## start
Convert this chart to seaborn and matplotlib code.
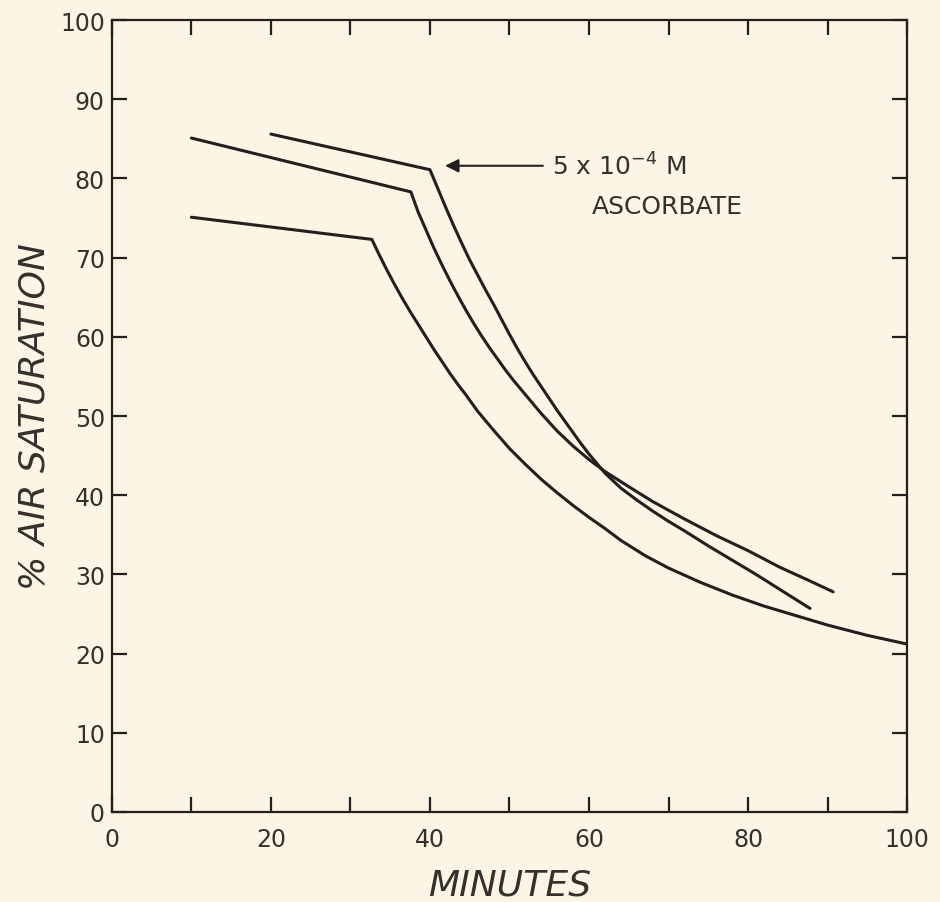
import numpy as np
import pandas as pd
import matplotlib
matplotlib.use("Agg")
import matplotlib.pyplot as plt
import seaborn as sns
from matplotlib.ticker import MultipleLocator

# Curves (minutes, % air saturation)
upperX = [20.0, 40.0, 41.0, 42.0, 43.0, 44.0, 45.0, 46.0, 47.0, 48.0, 49.0, 50.0,
          51.0, 52.0, 53.0, 54.0, 55.0, 56.0, 57.0, 58.0, 59.0, 60.0, 62.0, 64.0,
          66.0, 68.0, 70.0, 72.0, 75.0, 78.0, 81.0, 84.0, 87.8]
upperY = [85.6, 81.1, 78.7, 76.3, 74.0, 71.8, 69.7, 67.8, 65.9, 64.1, 62.2, 60.3,
          58.5, 56.8, 55.2, 53.7, 52.2, 50.7, 49.3, 47.9, 46.5, 45.2, 42.8, 40.9,
          39.4, 38.0, 36.7, 35.5, 33.6, 31.8, 30.0, 28.1, 25.7]

middleX = [10.0, 37.6, 38.5, 39.5, 40.5, 41.5, 42.5, 43.5, 44.5, 45.5, 46.5, 47.5,
           48.5, 49.5, 50.5, 52.0, 54.0, 56.0, 58.0, 60.0, 62.0, 64.8, 68.0, 72.0,
           76.0, 80.0, 84.0, 87.5, 90.7]
middleY = [85.1, 78.3, 75.8, 73.5, 71.2, 69.1, 67.1, 65.2, 63.4, 61.7, 60.1, 58.6,
           57.2, 55.8, 54.5, 52.7, 50.3, 48.1, 46.2, 44.5, 43.0, 41.2, 39.2, 37.0,
           34.9, 33.0, 30.9, 29.3, 27.8]

lowerX = [10.0, 32.7, 33.5, 34.5, 35.5, 36.5, 37.5, 38.5, 39.5, 40.5, 41.5, 42.5,
          43.5, 44.5, 46.0, 48.0, 50.0, 52.0, 54.0, 56.0, 58.0, 60.0, 62.0, 64.0,
          67.0, 70.0, 74.0, 78.0, 82.0, 86.0, 90.0, 95.0, 100.0]
lowerY = [75.1, 72.3, 70.6, 68.6, 66.7, 64.9, 63.2, 61.6, 60.0, 58.4, 56.9, 55.4,
          54.0, 52.7, 50.6, 48.2, 45.9, 43.9, 42.0, 40.3, 38.7, 37.2, 35.8, 34.3,
          32.4, 30.8, 29.0, 27.4, 26.0, 24.8, 23.6, 22.3, 21.2]

xTickLabels = [0, 20, 40, 60, 80, 100]
yTickLabels = [0, 10, 20, 30, 40, 50, 60, 70, 80, 90, 100]

arrowTip = (41.9, 81.6)
arrowTail = (54.2, 81.6)

bg = "#fcf5e6"
ink = "#231f1c"
textInk = "#34302c"

df = pd.concat([
    pd.DataFrame({"minutes": upperX, "sat": upperY, "curve": "upper"}),
    pd.DataFrame({"minutes": middleX, "sat": middleY, "curve": "middle"}),
    pd.DataFrame({"minutes": lowerX, "sat": lowerY, "curve": "lower"}),
])

sns.set_style("ticks")
plt.rcParams["font.family"] = ["DejaVu Sans"]
plt.rcParams["mathtext.default"] = "regular"

fig = plt.figure(figsize=(9.4, 9.03), dpi=100, facecolor=bg)
ax = fig.add_axes([0.119, 0.0997, 0.846, 0.877])
ax.set_facecolor(bg)

sns.lineplot(data=df, x="minutes", y="sat", units="curve", estimator=None,
             sort=False, color=ink, linewidth=2.2, ax=ax)

ax.set_xlim(0, 100)
ax.set_ylim(0, 100)
ax.set_xticks(xTickLabels)
ax.set_yticks(yTickLabels)
ax.xaxis.set_minor_locator(MultipleLocator(10))

for side in ["left", "right", "top", "bottom"]:
    ax.spines[side].set_visible(True)
    ax.spines[side].set_color(ink)
    ax.spines[side].set_linewidth(1.6)

ax.tick_params(axis="both", which="both", direction="in", length=11, width=1.6,
               color=ink, top=True, right=True, labelcolor=textInk,
               labelsize=17)
ax.tick_params(axis="x", which="major", pad=11)
ax.tick_params(axis="y", which="major", pad=5)

ax.set_xlabel("MINUTES", fontsize=26, style="italic", color=textInk, labelpad=12)
ax.set_ylabel("% AIR SATURATION", fontsize=26, style="italic", color=textInk,
              labelpad=6)

ax.annotate("", xy=arrowTip, xytext=arrowTail,
            arrowprops=dict(arrowstyle="-|>", color=ink, lw=1.5,
                            mutation_scale=20, shrinkA=0, shrinkB=0))
ax.text(55.3, 81.6, "5 x 10$^{-4}$ M", fontsize=18, color=textInk,
        va="center", ha="left")
ax.text(60.4, 76.5, "ASCORBATE", fontsize=18, color=textInk,
        va="center", ha="left")

fig.savefig("out.png", dpi=100, facecolor=bg)
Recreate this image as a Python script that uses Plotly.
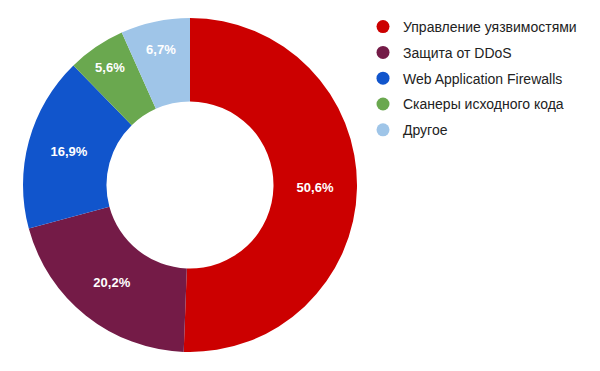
import plotly.graph_objects as go

labels = ["Управление уязвимостями", "Защита от DDoS", "Web Application Firewalls",
          "Сканеры исходного кода", "Другое"]
values = [50.6, 20.2, 16.9, 5.6, 6.7]
colors = ["#CC0000", "#741B47", "#1155CC", "#6AA84F", "#9FC5E8"]

W, H = 600, 371
cx, cy, r = 190, 185, 167

fig = go.Figure()
fig.add_trace(go.Pie(
    labels=labels, values=values, sort=False, direction="clockwise", rotation=0,
    hole=0.5, marker=dict(colors=colors, line=dict(width=0)),
    texttemplate="%{value:.1f}%", textposition="inside",
    insidetextorientation="horizontal",
    textfont=dict(family="Liberation Sans, Arial", size=13, color="white", weight="bold"),
    showlegend=False, hoverinfo="label+percent",
    domain=dict(x=[(cx - r) / W, (cx + r) / W], y=[(H - cy - r) / H, (H - cy + r) / H]),
))
for i, (lab, col) in enumerate(zip(labels, colors)):
    fig.add_trace(go.Scatter(
        x=[None], y=[None], mode="markers", name=lab, legendgroup=str(i),
        marker=dict(color=col, size=13, symbol="circle"), showlegend=True,
    ))

fig.update_layout(
    width=W, height=H, margin=dict(l=0, r=0, t=0, b=0),
    paper_bgcolor="white", plot_bgcolor="white",
    separators=", ",
    xaxis=dict(visible=False), yaxis=dict(visible=False),
    legend=dict(x=(363) / W, xanchor="left", y=1 - 11 / H, yanchor="top",
                font=dict(family="Liberation Sans, Arial", size=14, color="#222222"),
                tracegroupgap=4.6, bgcolor="rgba(0,0,0,0)", itemclick=False),
)
fig.write_html("out.html")
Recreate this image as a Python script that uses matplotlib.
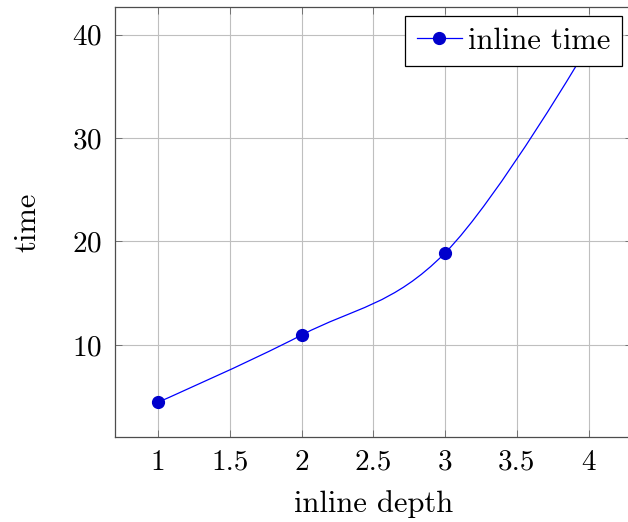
## end
Goal of the exercise -> In the listing above, find the line with "Recreate this image as a Python script that uses Plotly." and the line with "cx, cy, r = 190, 185, 167". Copy exactly those lines and all between them, minus the images.

Exercise result ->
Recreate this image as a Python script that uses Plotly.
import plotly.graph_objects as go

labels = ["Управление уязвимостями", "Защита от DDoS", "Web Application Firewalls",
          "Сканеры исходного кода", "Другое"]
values = [50.6, 20.2, 16.9, 5.6, 6.7]
colors = ["#CC0000", "#741B47", "#1155CC", "#6AA84F", "#9FC5E8"]

W, H = 600, 371
cx, cy, r = 190, 185, 167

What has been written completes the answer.